Social justice in the face of early marriages in West Africa
In Senegal and the Ivory Coast, current statistics show that the average age of marriage for girls has risen to over 18 years. However, evaluations of programs that fight early marriage in these countries reveal that these statistics hide significant variations, particularly between rural and urban areas. In fact, unlike their peers in urban areas, girls in rural areas continue to be subjected to early marriage and to see their economic, cultural, and social rights ignored — a situation that reinforces exclusion and inequalities.
A multidisciplinary team from Université Gaston-Berger in Saint-Louis, Senegal, and Université Houphouët-Boigny in the Ivory Coast will devote themselves to determining the underlying reasons for the disparity in the effectiveness of programs that fight early marriage in urban and rural areas. By capitalizing on the achievements and results of previous and existing work, particularly the regional platform of the fight against early marriage in West Africa, national case studies will be conducted and their empirical results will be translated into strategic options, which will be placed at the disposal of decision-makers and practitioners to develop more effective policies and programs to fight against girls' early marriage for greater social equity.

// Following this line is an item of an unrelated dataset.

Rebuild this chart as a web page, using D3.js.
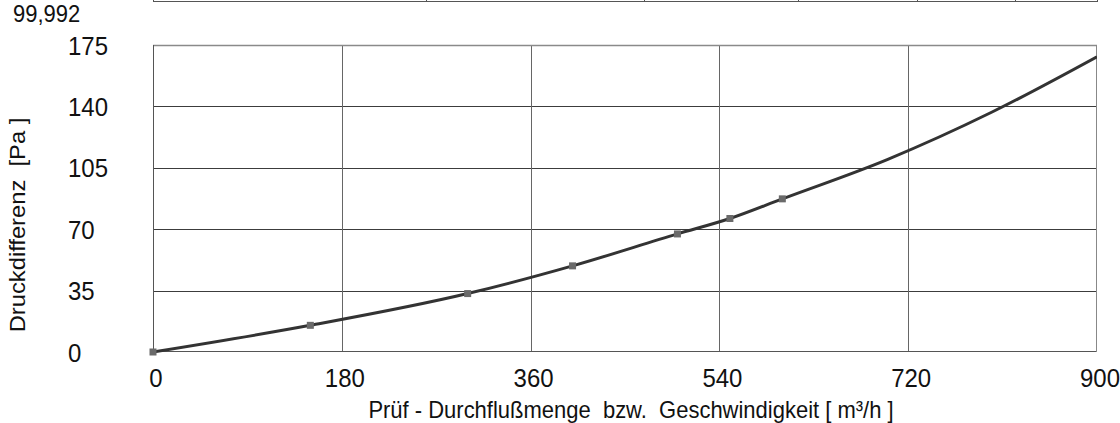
<!DOCTYPE html>
<html lang="de">
<head>
<meta charset="utf-8">
<title>Druckdifferenz</title>
<script src="https://cdn.jsdelivr.net/npm/d3@7"></script>
<style>
  body { margin: 0; background: #fff; }
  text { font-family: "Liberation Sans", Arial, sans-serif; fill: #111; white-space: pre; }
</style>
</head>
<body>
<script>
var w = 1120, h = 423;

// measured points (m³/h, Pa)
var flowPoints = [0, 150, 300, 400, 500, 550, 600];
var pressurePoints = [0, 15.2, 33.3, 49.1, 67.3, 76.1, 87.3];

// fitted curve
var flowCurve = [0, 150, 300, 400, 500, 550, 600, 700, 800, 900];
var pressureCurve = [0, 15.2, 33.3, 49.1, 67.3, 76.1, 87.3, 109.7, 136.8, 168.3];

var xTicks = [0, 180, 360, 540, 720, 900];
var yTicks = [0, 35, 70, 105, 140, 175];

var xTitle = "Prüf - Durchflußmenge  bzw.  Geschwindigkeit [ m³/h ]";
var yTitle = "Druckdifferenz  [Pa ]";

// bottom edge of the chart above, cut off in the picture
var upperLabel = "99,992";
var upperTicks = [0.2895, 0.5196, 0.683, 0.809, 0.913];

var stretch = 1.08; // the source picture is a little taller than wide

var svg = d3.select("body").append("svg")
    .attr("width", w)
    .attr("height", h);

var x = d3.scaleLinear().domain([0, 900]).range([153, 1097]);
var y = d3.scaleLinear().domain([0, 175]).range([352, 45]);
var xu = d3.scaleLinear().domain([0, 1]).range([153, 1097]);

function label(tx, ty, str, size, anchor) {
  return svg.append("text")
    .attr("transform", "translate(" + tx + "," + ty + ") scale(1," + stretch + ")")
    .attr("xml:space", "preserve")
    .attr("font-size", size)
    .attr("text-anchor", anchor || "start")
    .text(str);
}

// upper strip
svg.append("line")
  .attr("x1", xu(0)).attr("x2", xu(1))
  .attr("y1", 1.5).attr("y2", 1.5)
  .attr("stroke", "#555").attr("stroke-width", 1.2);
svg.selectAll(".uptick")
  .data([0].concat(upperTicks, [1]))
  .enter().append("line")
  .attr("x1", function(d) { return Math.round(xu(d)) + 0.5; })
  .attr("x2", function(d) { return Math.round(xu(d)) + 0.5; })
  .attr("y1", 0).attr("y2", 2)
  .attr("stroke", "#555");
label(13, 22, upperLabel, 22);

// grid
svg.selectAll(".hgrid")
  .data(yTicks.slice(1, -1))
  .enter().append("line")
  .attr("x1", x(0)).attr("x2", x(900))
  .attr("y1", function(d) { return Math.round(y(d)) + 0.5; })
  .attr("y2", function(d) { return Math.round(y(d)) + 0.5; })
  .attr("stroke", "#3c3c3c");

svg.selectAll(".vgrid")
  .data(xTicks.slice(1, -1))
  .enter().append("line")
  .attr("x1", function(d) { return Math.round(x(d)) + 0.5; })
  .attr("x2", function(d) { return Math.round(x(d)) + 0.5; })
  .attr("y1", y(175)).attr("y2", y(0))
  .attr("stroke", "#666");

// frame
svg.append("line").attr("x1", x(0)).attr("x2", x(900)).attr("y1", y(175) + 0.5).attr("y2", y(175) + 0.5)
  .attr("stroke", "#8a8a8a").attr("stroke-width", 1.5);
svg.append("line").attr("x1", x(0)).attr("x2", x(900)).attr("y1", y(0) - 0.5).attr("y2", y(0) - 0.5)
  .attr("stroke", "#555");
svg.append("line").attr("x1", x(0) + 0.5).attr("x2", x(0) + 0.5).attr("y1", y(175)).attr("y2", y(0))
  .attr("stroke", "#555");
svg.append("line").attr("x1", x(900) - 0.5).attr("x2", x(900) - 0.5).attr("y1", y(175)).attr("y2", y(0))
  .attr("stroke", "#888");

// curve
svg.append("clipPath").attr("id", "plot")
  .append("rect")
  .attr("x", x(0) - 5).attr("y", y(175))
  .attr("width", x(900) - x(0) + 5).attr("height", y(0) - y(175) + 5);

var line = d3.line()
  .x(function(d, i) { return x(flowCurve[i]); })
  .y(function(d, i) { return y(pressureCurve[i]); })
  .curve(d3.curveMonotoneX);

svg.append("path")
  .attr("d", line(flowCurve))
  .attr("clip-path", "url(#plot)")
  .attr("fill", "none")
  .attr("stroke", "#333")
  .attr("stroke-width", 3);

svg.selectAll(".pt")
  .data(flowPoints)
  .enter().append("rect")
  .attr("x", function(d) { return x(d) - 3.5; })
  .attr("y", function(d, i) { return y(pressurePoints[i]) - 3.5; })
  .attr("width", 7).attr("height", 7)
  .attr("fill", "#6a6a6a");

// tick labels
yTicks.forEach(function(t) {
  label(68, y(t) + 9.5, t, 24);
});
xTicks.forEach(function(t) {
  label(x(t) + 3, 387, t, 24, "middle");
});

// axis titles
label(631, 418, xTitle, 22, "middle");
svg.append("text")
  .attr("transform", "translate(25,225) rotate(-90) scale(" + stretch + ",1)")
  .attr("xml:space", "preserve")
  .attr("font-size", 22)
  .attr("text-anchor", "middle")
  .text(yTitle);
</script>
</body>
</html>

The objective of the project is to propose alternative solutions to the early marriage of girls by generating relevant knowledge about what reduces or perpetuates the practice through the development of inclusive models for action.
The project also involves strengthening the capacities of young girls and boys, who will be equipped with knowledge of communication and advocacy techniques to conduct their own communication activities for social change by targeting decision-makers, communities, and their peers in their own networks and to elicit changes in behaviour and practices to improve the effectiveness of programs that fight early marriage.